[START OF Task input]

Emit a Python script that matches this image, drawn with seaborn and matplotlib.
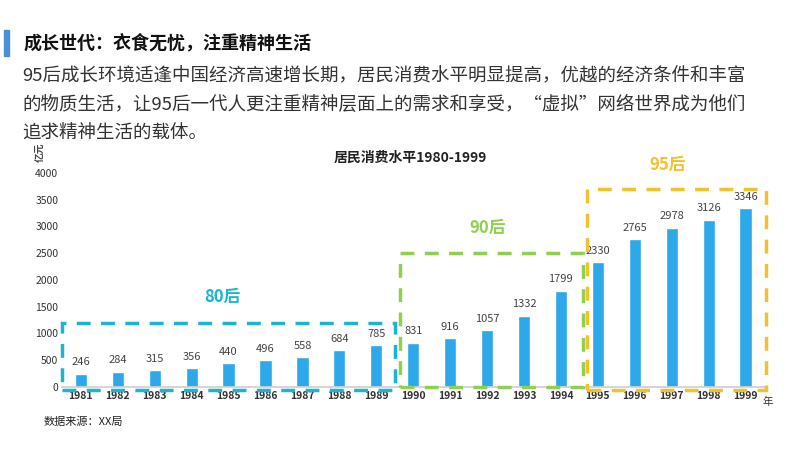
import matplotlib
matplotlib.use("Agg")
import matplotlib.pyplot as plt
import seaborn as sns
import pandas as pd
from matplotlib.patches import Rectangle

years = [str(y) for y in range(1981, 2000)]
values = [246, 284, 315, 356, 440, 496, 558, 684, 785, 831, 916, 1057, 1332, 1799, 2330, 2765, 2978, 3126, 3346]
yticks = [0, 500, 1000, 1500, 2000, 2500, 3000, 3500, 4000]

sns.set_theme(style="white")
plt.rcParams['font.family'] = ['Noto Sans CJK SC', 'DejaVu Sans']

fig = plt.figure(figsize=(8, 4.5), dpi=100)
ax = fig.add_axes([0.078, 0.14, 0.877, 0.4756])
df = pd.DataFrame({"year": years, "v": values})
sns.barplot(data=df, x="year", y="v", color="#2DA8E8", width=0.33, ax=ax, saturation=1)
ax.set_xlim(-0.5, 18.5)
ax.set_ylim(0, 4000)
ax.set_yticks(yticks)
ax.set_yticklabels([str(t) for t in yticks], fontsize=7.5, color="#333333")
ax.set_xticks(range(len(years)))
ax.set_xticklabels(years, fontsize=7.5, fontweight="bold", color="#333333")
ax.tick_params(length=0, pad=3)
ax.set_xlabel(""); ax.set_ylabel("")
for s in ["top", "right", "left"]:
    ax.spines[s].set_visible(False)
ax.spines["bottom"].set_color("#d0d0d0")
for i, v in enumerate(values):
    ax.text(i, v + 120, str(v), ha="center", va="bottom", fontsize=8, color="#444444")

boxes = [(-0.5, -60, 9.0, 1260, "#1AB5D0"), (8.64, 0, 4.96, 2500, "#8FD14F"), (13.7, -60, 4.85, 3760, "#F2C12E")]
for x0, y0, w, h, c in boxes:
    ax.add_patch(Rectangle((x0, y0), w, h, fill=False, ec=c, lw=2.5, ls=(0, (4, 3)), clip_on=False, zorder=5))

fig.text(222/800, 1-297/450, "80后", color="#1AB5D0", fontsize=12, fontweight="bold", ha="center", va="center")
fig.text(488/800, 1-228/450, "90后", color="#8FD14F", fontsize=12, fontweight="bold", ha="center", va="center")
fig.text(668/800, 1-165/450, "95后", color="#F2C12E", fontsize=12, fontweight="bold", ha="center", va="center")
fig.text(410/800, 1-158/450, "居民消费水平1980-1999", fontsize=10, fontweight="bold", ha="center", va="center", color="#222222")
fig.text(40/800, 1-152/450, "亿元", fontsize=7, fontweight="bold", rotation=90, ha="center", va="center", color="#444444")
fig.text(768/800, 1-402/450, "年", fontsize=7.5, ha="center", va="center", color="#333333")
fig.text(44/800, 1-422/450, "数据来源：XX局", fontsize=8, ha="left", va="center", color="#222222")

fig.add_artist(Rectangle((4/800, 1-56/450), 5/800, 26/450, transform=fig.transFigure, color="#4A90D9"))
fig.text(24/800, 1-43/450, "成长世代：衣食无忧，注重精神生活", fontsize=13, fontweight="bold", ha="left", va="center", color="#111111")
body = ["95后成长环境适逢中国经济高速增长期，居民消费水平明显提高，优越的经济条件和丰富",
        "的物质生活，让95后一代人更注重精神层面上的需求和享受，“虚拟”网络世界成为他们",
        "追求精神生活的载体。"]
for k, line in enumerate(body):
    fig.text(22/800, 1-(76+29*k)/450, line, fontsize=13.3, ha="left", va="center", color="#333333")

fig.savefig("out.png", dpi=100)
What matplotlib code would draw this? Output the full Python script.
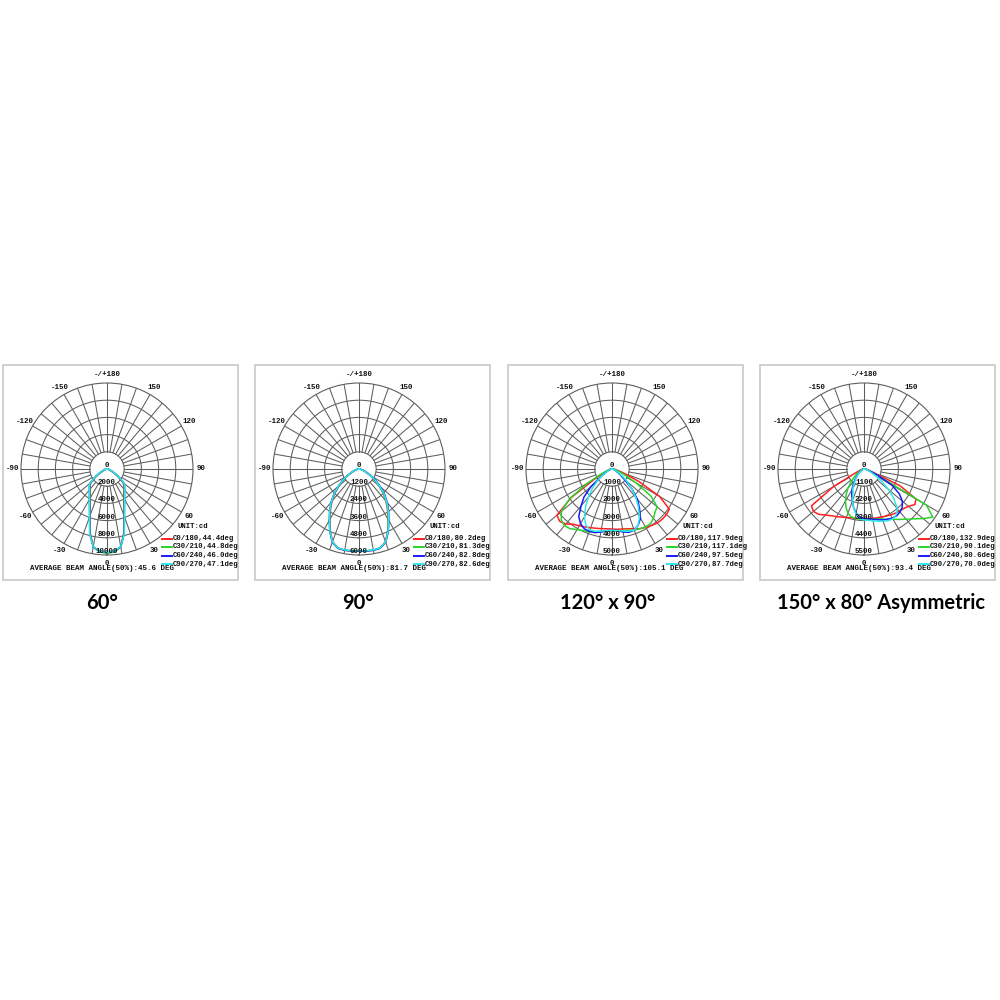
import numpy as np
import matplotlib.pyplot as plt
from matplotlib.patches import Rectangle
from matplotlib.lines import Line2D

# gamma angles of the photometric curves (deg), 0 = straight down
gamma = list(range(-90, 95, 5))

# panel 1 : 60 deg lens (cd)
p1_c0 = [20, 60, 120, 230, 350, 580, 1050, 1630, 2440, 2790, 3070, 3440, 3950, 4650, 5780, 7640, 9190, 9650, 9770,
         9650, 9190, 7640, 5780, 4650, 3950, 3440, 3070, 2790, 2440, 1630, 1050, 580, 350, 230, 120, 60, 20]
p1_c30 = [20, 60, 130, 240, 370, 600, 1080, 1680, 2480, 2830, 3110, 3480, 4000, 4700, 5830, 7700, 9220, 9680, 9800,
          9680, 9220, 7700, 5830, 4700, 4000, 3480, 3110, 2830, 2480, 1680, 1080, 600, 370, 240, 130, 60, 20]
p1_c60 = [20, 70, 140, 260, 400, 650, 1150, 1800, 2560, 2900, 3180, 3550, 4080, 4800, 5900, 7750, 9200, 9600, 9720,
          9600, 9200, 7750, 5900, 4800, 4080, 3550, 3180, 2900, 2560, 1800, 1150, 650, 400, 260, 140, 70, 20]
p1_c90 = [20, 70, 140, 260, 410, 670, 1180, 1850, 2600, 2940, 3220, 3600, 4120, 4850, 5950, 7800, 9180, 9580, 9700,
          9580, 9180, 7800, 5950, 4850, 4120, 3600, 3220, 2940, 2600, 1850, 1180, 670, 410, 260, 140, 70, 20]

# panel 2 : 90 deg lens (cd)
p2_c0 = [20, 50, 100, 200, 350, 560, 900, 1330, 1810, 2370, 2930, 3470, 4050, 4750, 5400, 5700, 5760, 5740, 5720,
         5740, 5760, 5700, 5400, 4750, 4050, 3470, 2930, 2370, 1810, 1330, 900, 560, 350, 200, 100, 50, 20]
p2_c30 = [20, 50, 100, 210, 360, 580, 930, 1370, 1860, 2420, 2980, 3520, 4100, 4780, 5420, 5700, 5750, 5730, 5710,
          5730, 5750, 5700, 5420, 4780, 4100, 3520, 2980, 2420, 1860, 1370, 930, 580, 360, 210, 100, 50, 20]
p2_c60 = [20, 50, 110, 220, 380, 610, 970, 1420, 1920, 2480, 3030, 3570, 4150, 4820, 5450, 5720, 5760, 5740, 5720,
          5740, 5760, 5720, 5450, 4830, 4170, 3600, 3080, 2540, 1980, 1470, 1020, 650, 400, 230, 110, 50, 20]
p2_c90 = [20, 50, 110, 220, 380, 600, 960, 1410, 1910, 2470, 3020, 3560, 4140, 4800, 5430, 5700, 5740, 5720, 5700,
          5720, 5740, 5700, 5430, 4800, 4140, 3560, 3020, 2470, 1910, 1410, 960, 600, 380, 220, 110, 50, 20]

# panel 3 : 120 x 90 lens (cd)
p3_c0 = [0, 60, 120, 170, 290, 520, 1160, 2900, 4180, 4300, 4180, 3920, 3810, 3720, 3630, 3570, 3520, 3490, 3490,
         3520, 3540, 3600, 3690, 3830, 3920, 4010, 4100, 4130, 4130, 4070, 3200, 1740, 810, 410, 230, 120, 60]
p3_c30 = [0, 60, 120, 170, 350, 700, 1630, 3020, 3830, 4180, 4300, 4240, 4070, 3950, 3890, 3780, 3690, 3630, 3600,
          3600, 3630, 3690, 3780, 3830, 3890, 3890, 3750, 3540, 3430, 2790, 1630, 810, 460, 290, 170, 90, 30]
p3_c60 = [0, 30, 60, 120, 170, 290, 460, 810, 1600, 2300, 2790, 3370, 3660, 3830, 3860, 3830, 3720, 3600, 3570,
          3600, 3720, 3810, 3780, 3600, 3310, 2790, 2300, 1650, 930, 580, 350, 230, 150, 90, 60, 30, 0]
p3_c90 = [0, 30, 60, 120, 170, 290, 460, 760, 1160, 1630, 2150, 2670, 3200, 3600, 3780, 3750, 3660, 3600, 3570,
          3600, 3660, 3750, 3780, 3600, 3200, 2670, 2150, 1630, 1160, 760, 460, 290, 170, 120, 60, 30, 0]

# panel 4 : 150 x 80 asymmetric lens (cd)
p4_c0 = [0, 60, 130, 190, 320, 640, 2240, 4100, 4220, 4100, 3840, 3650, 3520, 3390, 3300, 3230, 3200, 3170, 3170,
         3170, 3200, 3230, 3260, 3330, 3390, 3460, 3520, 3580, 3710, 3970, 3840, 2560, 640, 320, 190, 100, 30]
p4_c30 = [0, 30, 60, 100, 160, 260, 380, 580, 830, 1150, 1600, 1980, 2370, 2720, 3010, 3170, 3200, 3200, 3200,
          3210, 3250, 3320, 3410, 3550, 3710, 3940, 4190, 4510, 4930, 5380, 4610, 960, 380, 220, 130, 60, 30]
p4_c60 = [0, 20, 40, 60, 100, 160, 220, 320, 450, 640, 900, 1220, 1540, 1860, 2180, 2560, 2880, 3100, 3170,
          3200, 3260, 3360, 3460, 3550, 3620, 3650, 3580, 3460, 3200, 2750, 2050, 1020, 450, 220, 130, 60, 30]
p4_c90 = [0, 20, 30, 50, 80, 130, 190, 290, 420, 580, 800, 1090, 1440, 1650, 2180, 2560, 2940, 3200, 3260,
          3300, 3360, 3460, 3550, 3650, 3680, 3580, 3330, 2700, 2100, 1400, 850, 500, 320, 190, 100, 50, 20]

curves = [[p1_c0, p1_c30, p1_c60, p1_c90],
          [p2_c0, p2_c30, p2_c60, p2_c90],
          [p3_c0, p3_c30, p3_c60, p3_c90],
          [p4_c0, p4_c30, p4_c60, p4_c90]]

ring_steps = [2000, 1200, 1000, 1100]
legend_labels = [['C0/180,44.4deg', 'C30/210,44.8deg', 'C60/240,46.0deg', 'C90/270,47.1deg'],
                 ['C0/180,80.2deg', 'C30/210,81.3deg', 'C60/240,82.8deg', 'C90/270,82.6deg'],
                 ['C0/180,117.9deg', 'C30/210,117.1deg', 'C60/240,97.5deg', 'C90/270,87.7deg'],
                 ['C0/180,132.9deg', 'C30/210,90.1deg', 'C60/240,80.6deg', 'C90/270,70.0deg']]
avg_beam = ['45.6', '81.7', '105.1', '93.4']
titles = ['60°', '90°', '120° x 90°', '150° x 80° Asymmetric']

angle_ticks = [0, 30, 60, 90, 120, 150, 180, -150, -120, -90, -60, -30]
angle_labels = ['0', '30', '60', '90', '120', '150', '-/+180', '-150', '-120', '-90', '-60', '-30']

colors = ['#ff2020', '#2ad42a', '#1a1aff', '#2ee8e8']
grid_c = '#5e5e5e'
mono = dict(family='Liberation Mono', weight='bold', color='#111111')

W = 1000.0
box_left = [3, 255, 508, 760]
box_top, box_bot, box_w = 365, 580, 235
title_x = [102, 358, 608, 881]
R = 86

fig = plt.figure(figsize=(10, 10), dpi=100)
fig.patch.set_facecolor('white')

th_full = np.linspace(0, 2 * np.pi, 361)
theta = np.radians(gamma)

for i in range(4):
    L = box_left[i]
    fig.add_artist(Rectangle((L / W, 1 - box_bot / W), box_w / W, (box_bot - box_top) / W,
                             transform=fig.transFigure, fill=False, ec='#c8c8c8', lw=1.2))

    cx, cy = L + 104, 469
    ax = fig.add_axes([(cx - R) / W, 1 - (cy + R) / W, 2 * R / W, 2 * R / W], projection='polar')
    ax.set_theta_zero_location('S')
    ax.set_theta_direction(1)
    step = ring_steps[i]
    rmax = 5 * step
    ax.set_ylim(0, rmax)
    ax.set_xticks([])
    ax.set_yticks([])
    ax.grid(False)
    ax.spines['polar'].set_color(grid_c)
    ax.spines['polar'].set_linewidth(0.8)

    # grid: rings and spokes
    for k in range(1, 5):
        ax.plot(th_full, [k * step] * len(th_full), color=grid_c, lw=0.75)
    for a in range(0, 360, 10):
        ax.plot([np.radians(a)] * 2, [step, rmax], color=grid_c, lw=0.75)

    for k in range(4):
        ax.plot(theta, curves[i][k], color=colors[k], lw=1.1)

    for k in range(6):
        ax.text(0, k * step, str(k * step), ha='center', va='bottom', fontsize=5.4, **mono)
    for a, lab in zip(angle_ticks, angle_labels):
        ax.text(np.radians(a), rmax * 1.1, lab, ha='center', va='center', fontsize=5.4, **mono)

    # legend block
    fig.text((L + 190) / W, 1 - 527 / W, 'UNIT:cd', ha='center', va='center', fontsize=5.2, **mono)
    for k in range(4):
        y = 538.5 + 8.5 * k
        fig.add_artist(Line2D([(L + 159) / W, (L + 169) / W], [1 - y / W, 1 - y / W],
                              transform=fig.transFigure, color=colors[k], lw=1.4))
        fig.text((L + 170) / W, 1 - y / W, legend_labels[i][k], ha='left', va='center', fontsize=5.2, **mono)
    fig.text((L + 27) / W, 1 - 569 / W, 'AVERAGE BEAM ANGLE(50%):' + avg_beam[i] + ' DEG',
             ha='left', va='center', fontsize=5.4, **mono)

    fig.text(title_x[i] / W, 1 - 603 / W, titles[i], ha='center', va='center',
             fontsize=14.5, family='Lato', weight='bold', color='black')

fig.savefig('out.png', dpi=100, facecolor='white')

[END OF Task input]

■ **Work required**
List every line above containing the word "script".

■ **Answer to the problem**
Emit a Python script that matches this image, drawn with seaborn and matplotlib.
What matplotlib code would draw this? Output the full Python script.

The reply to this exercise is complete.